**Information given**
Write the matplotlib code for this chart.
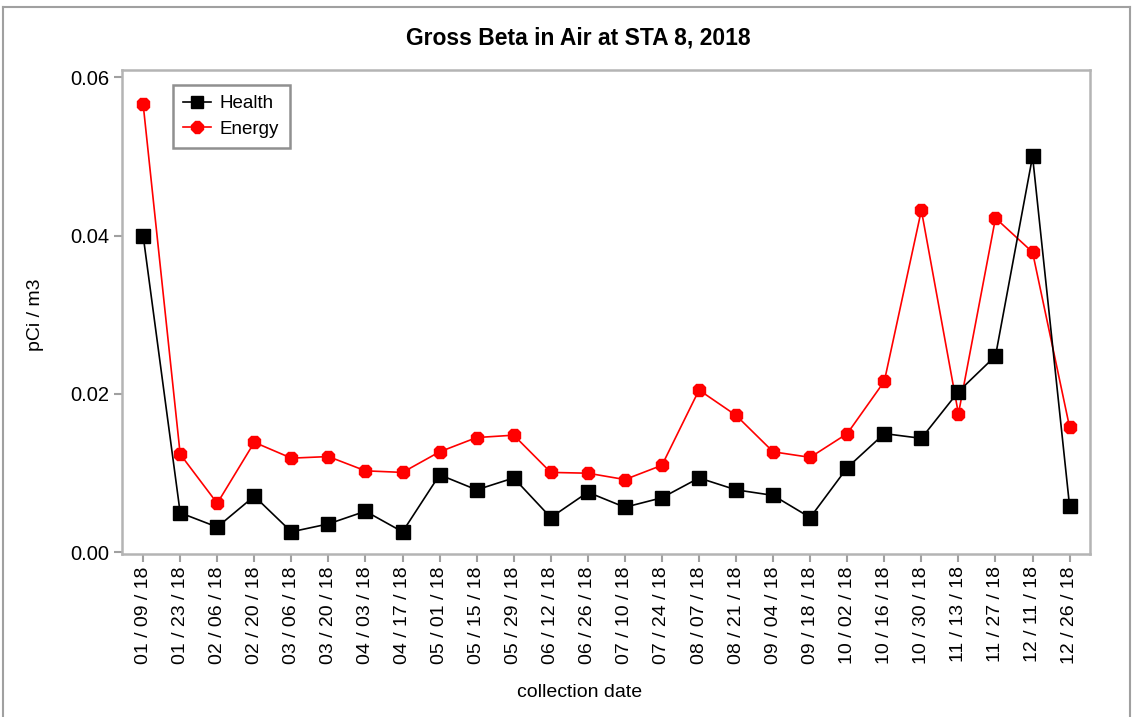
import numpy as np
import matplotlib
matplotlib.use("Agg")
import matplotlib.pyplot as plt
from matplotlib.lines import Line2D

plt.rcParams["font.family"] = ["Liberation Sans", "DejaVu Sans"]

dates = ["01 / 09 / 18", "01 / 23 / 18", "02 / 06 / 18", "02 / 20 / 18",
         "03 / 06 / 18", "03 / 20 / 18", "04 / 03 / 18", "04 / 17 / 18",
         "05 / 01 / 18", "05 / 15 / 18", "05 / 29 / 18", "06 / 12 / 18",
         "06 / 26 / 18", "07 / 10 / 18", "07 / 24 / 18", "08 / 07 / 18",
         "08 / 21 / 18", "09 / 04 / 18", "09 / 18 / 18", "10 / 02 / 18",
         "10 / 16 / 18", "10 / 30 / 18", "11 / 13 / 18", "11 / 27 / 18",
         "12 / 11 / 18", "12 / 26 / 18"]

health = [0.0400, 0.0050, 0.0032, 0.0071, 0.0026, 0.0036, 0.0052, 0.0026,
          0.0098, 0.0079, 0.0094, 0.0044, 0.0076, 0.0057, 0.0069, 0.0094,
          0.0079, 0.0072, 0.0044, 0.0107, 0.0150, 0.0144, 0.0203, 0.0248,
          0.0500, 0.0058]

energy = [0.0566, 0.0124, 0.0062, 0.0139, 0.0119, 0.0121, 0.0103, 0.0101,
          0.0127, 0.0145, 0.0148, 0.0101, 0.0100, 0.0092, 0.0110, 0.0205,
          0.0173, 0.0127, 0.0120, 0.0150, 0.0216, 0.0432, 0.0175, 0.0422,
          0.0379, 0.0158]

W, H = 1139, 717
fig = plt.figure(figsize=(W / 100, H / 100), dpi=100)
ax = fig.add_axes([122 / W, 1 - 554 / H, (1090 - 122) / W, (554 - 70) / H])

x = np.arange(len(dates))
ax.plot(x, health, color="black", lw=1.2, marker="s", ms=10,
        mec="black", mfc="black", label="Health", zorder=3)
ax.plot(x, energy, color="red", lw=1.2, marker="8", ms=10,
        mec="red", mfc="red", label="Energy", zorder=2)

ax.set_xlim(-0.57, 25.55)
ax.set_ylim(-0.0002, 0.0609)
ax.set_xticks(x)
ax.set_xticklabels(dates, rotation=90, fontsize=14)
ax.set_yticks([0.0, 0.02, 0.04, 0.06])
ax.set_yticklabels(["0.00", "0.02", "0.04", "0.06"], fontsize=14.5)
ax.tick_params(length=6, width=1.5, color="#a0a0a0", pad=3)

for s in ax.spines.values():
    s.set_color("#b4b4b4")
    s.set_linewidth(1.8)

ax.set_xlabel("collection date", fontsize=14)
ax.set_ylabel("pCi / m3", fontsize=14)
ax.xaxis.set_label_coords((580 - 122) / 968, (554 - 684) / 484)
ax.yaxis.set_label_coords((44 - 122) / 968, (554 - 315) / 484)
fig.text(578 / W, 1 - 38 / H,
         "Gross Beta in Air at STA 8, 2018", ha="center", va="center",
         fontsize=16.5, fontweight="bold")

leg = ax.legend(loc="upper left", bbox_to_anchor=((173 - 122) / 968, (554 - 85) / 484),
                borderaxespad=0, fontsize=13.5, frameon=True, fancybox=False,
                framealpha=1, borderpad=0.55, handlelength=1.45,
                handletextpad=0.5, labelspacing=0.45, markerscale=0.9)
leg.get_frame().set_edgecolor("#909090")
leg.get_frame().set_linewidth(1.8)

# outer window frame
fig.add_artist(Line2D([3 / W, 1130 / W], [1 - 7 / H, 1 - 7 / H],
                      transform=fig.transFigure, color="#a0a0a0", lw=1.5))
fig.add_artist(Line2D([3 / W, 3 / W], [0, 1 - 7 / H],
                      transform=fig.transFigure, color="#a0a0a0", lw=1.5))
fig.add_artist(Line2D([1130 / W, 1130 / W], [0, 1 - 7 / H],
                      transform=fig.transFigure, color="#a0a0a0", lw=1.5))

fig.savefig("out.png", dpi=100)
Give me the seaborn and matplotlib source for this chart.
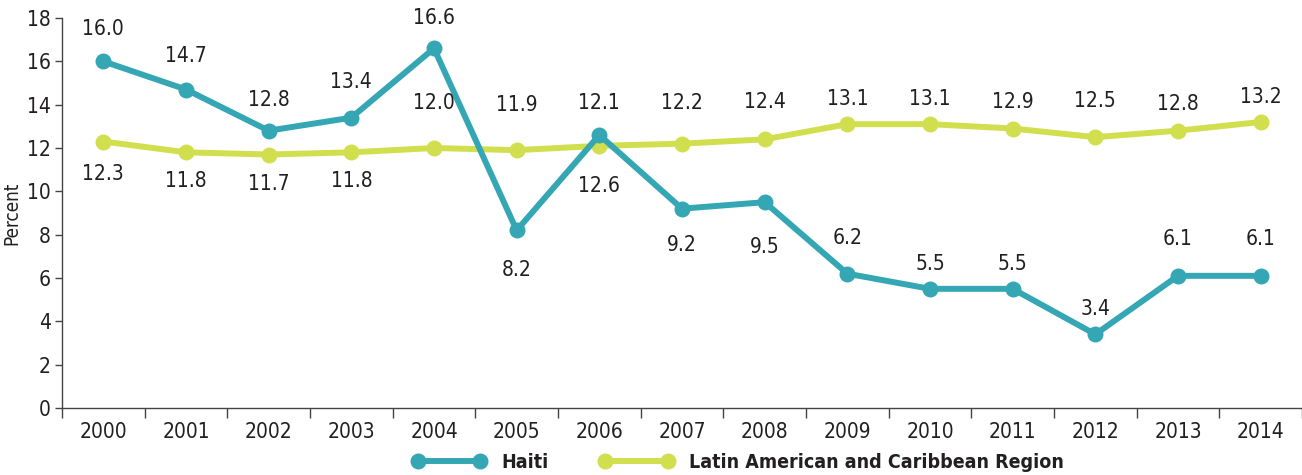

**Your goal**
Exactly and only the lines from the top of the records down to the line containing "0.0500, 0.0058]" should be transcribed, please, without the pictures.

**The completed task**
Write the matplotlib code for this chart.
import numpy as np
import matplotlib
matplotlib.use("Agg")
import matplotlib.pyplot as plt
from matplotlib.lines import Line2D

plt.rcParams["font.family"] = ["Liberation Sans", "DejaVu Sans"]

dates = ["01 / 09 / 18", "01 / 23 / 18", "02 / 06 / 18", "02 / 20 / 18",
         "03 / 06 / 18", "03 / 20 / 18", "04 / 03 / 18", "04 / 17 / 18",
         "05 / 01 / 18", "05 / 15 / 18", "05 / 29 / 18", "06 / 12 / 18",
         "06 / 26 / 18", "07 / 10 / 18", "07 / 24 / 18", "08 / 07 / 18",
         "08 / 21 / 18", "09 / 04 / 18", "09 / 18 / 18", "10 / 02 / 18",
         "10 / 16 / 18", "10 / 30 / 18", "11 / 13 / 18", "11 / 27 / 18",
         "12 / 11 / 18", "12 / 26 / 18"]

health = [0.0400, 0.0050, 0.0032, 0.0071, 0.0026, 0.0036, 0.0052, 0.0026,
          0.0098, 0.0079, 0.0094, 0.0044, 0.0076, 0.0057, 0.0069, 0.0094,
          0.0079, 0.0072, 0.0044, 0.0107, 0.0150, 0.0144, 0.0203, 0.0248,
          0.0500, 0.0058]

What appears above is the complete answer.